[AT] weighted tires or not

Carl Gogol cgogol1971 at gmail.com
Sun May 26 06:46:13 PDT 2019


My father, after replacing the landside tire on the JD 60,  would add water to it for plowing and heavy tillage.  Between tillage seasons (and especially winter) would drain it as well you can and refill with air.  Not a job that takes a lot of time, especially if you have other things you can do while filling or draining.
Carl, Manlius NY

-----Original Message-----
From: AT <at-bounces at lists.antique-tractor.com> On Behalf Of John Hall
Sent: Sunday, May 26, 2019 8:32 AM
To: Antique tractor email discussion group <at at lists.antique-tractor.com>
Subject: [AT] weighted tires or not

  Some of you guys may remember I had to replace the tires on our 454 Utility tractor a couple months ago (about 40hp).  I didn't have time to add water to them before I started using it.
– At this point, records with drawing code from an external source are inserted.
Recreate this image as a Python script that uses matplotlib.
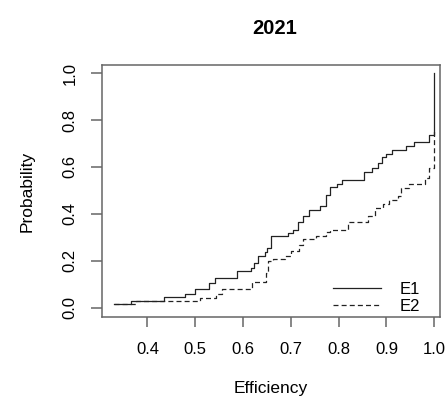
import numpy as np
import matplotlib
matplotlib.use("Agg")
import matplotlib.pyplot as plt

plt.rcParams['font.family'] = ['Liberation Sans', 'DejaVu Sans']

# step points (efficiency where the step happens, cumulative prob after it)
e1_x = [0.331, 0.366, 0.435, 0.479, 0.500, 0.528, 0.542, 0.587, 0.617, 0.622, 0.631,
        0.645, 0.650, 0.659, 0.695, 0.704, 0.716, 0.726, 0.737, 0.762, 0.774, 0.782,
        0.796, 0.807, 0.852, 0.869, 0.882, 0.891, 0.899, 0.912, 0.941, 0.958, 0.990,
        0.999, 1.000]
e1_y = [0.014, 0.028, 0.045, 0.059, 0.078, 0.106, 0.125, 0.156, 0.170, 0.191, 0.220,
        0.237, 0.255, 0.305, 0.319, 0.333, 0.364, 0.390, 0.415, 0.432, 0.482, 0.513,
        0.529, 0.543, 0.579, 0.596, 0.617, 0.641, 0.657, 0.674, 0.688, 0.706, 0.737,
        0.754, 1.000]

e2_x = [0.331, 0.376, 0.509, 0.544, 0.556, 0.619, 0.648, 0.652, 0.662, 0.687, 0.700,
        0.717, 0.726, 0.753, 0.774, 0.781, 0.819, 0.861, 0.875, 0.892, 0.906, 0.924,
        0.931, 0.948, 0.981, 0.990, 0.999, 1.000]
e2_y = [0.014, 0.028, 0.042, 0.059, 0.078, 0.109, 0.149, 0.198, 0.208, 0.220, 0.241,
        0.269, 0.291, 0.305, 0.322, 0.333, 0.364, 0.390, 0.425, 0.444, 0.461, 0.475,
        0.510, 0.528, 0.553, 0.596, 0.617, 0.752]

x_ticks = [0.4, 0.5, 0.6, 0.7, 0.8, 0.9, 1.0]
y_ticks = [0.0, 0.2, 0.4, 0.6, 0.8, 1.0]

fig = plt.figure(figsize=(4.48, 4.01), dpi=100)
ax = fig.add_axes([102 / 448, 1 - 317 / 401, 338 / 448, 252 / 401])

ax.step(e1_x, e1_y, where='post', color='#222222', lw=0.9, label='E1')
ax.step(e2_x, e2_y, where='post', color='#222222', lw=0.9,
        linestyle=(0, (4, 2.5)), label='E2')

ax.set_xlim(0.305, 1.012)
ax.set_ylim(-0.04, 1.035)
ax.set_xticks(x_ticks)
ax.set_xticklabels(['%.1f' % v for v in x_ticks])
ax.set_yticks(y_ticks)
ax.set_yticklabels(['%.1f' % v for v in y_ticks], rotation=90, va='center')

for s in ax.spines.values():
    s.set_color('#666666')
    s.set_linewidth(1.1)
ax.tick_params(axis='x', length=7.2, width=1.1, color='#666666', pad=10.5, labelsize=12)
ax.tick_params(axis='y', length=7.9, width=1.1, color='#666666', pad=9.5, labelsize=12)

ax.set_xlabel('Efficiency', fontsize=12.5)
ax.xaxis.set_label_coords(0.5, -0.255)
ax.set_ylabel('Probability', fontsize=12.5)
ax.yaxis.set_label_coords(-0.198, 0.5)
ax.set_title('2021', fontweight='bold', fontsize=14.5, pad=22, x=0.51)

ax.legend(loc='upper left', bbox_to_anchor=(0.683, 0.14), frameon=False,
          fontsize=12, handlelength=2.9, handletextpad=1.1, labelspacing=0.15,
          borderpad=0, borderaxespad=0)

fig.savefig('out.png', dpi=100)
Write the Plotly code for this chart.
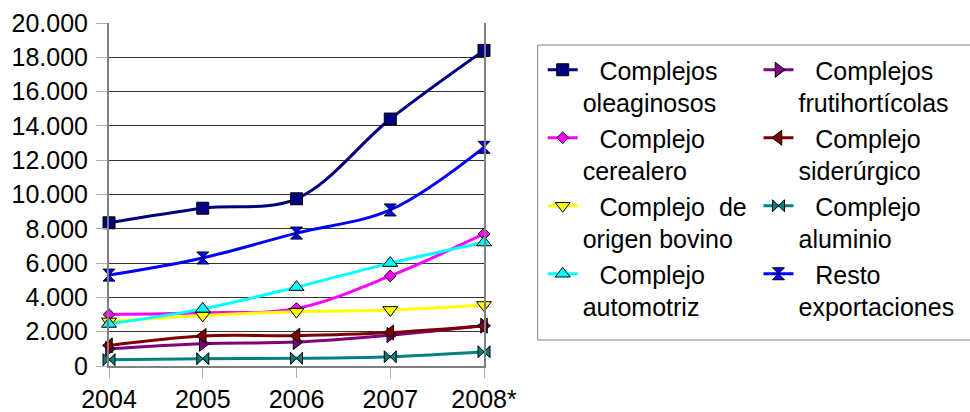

One of the first jobs was to spray some wet fields. Got to thinking, this thing weighs about 1,000 lbs less now---that is a good thing in wet ground. Spraying, mowing, tedding hay is about all I do with this one. Occasionally I have to move a loaded hay wagon with it (probably about 5-7,000 lbs). Wondering if I should leave the fluid out of the tires?  We've had this tractor since
72 and it has always had loaded tires. The only time I am thinking I may really need them loaded is using a scrape blade (for heavy work, not touching up a driveway), in the snow, it isn't often I have to scrape snow but it happens every few years, or moving heavy wagons--especially backing them up. Tractor is not 4WD, it does have a set of wheel weights (always has had) and we live on some rolling hills--there are places you don't go with any tractor. Whats the groups thoughts?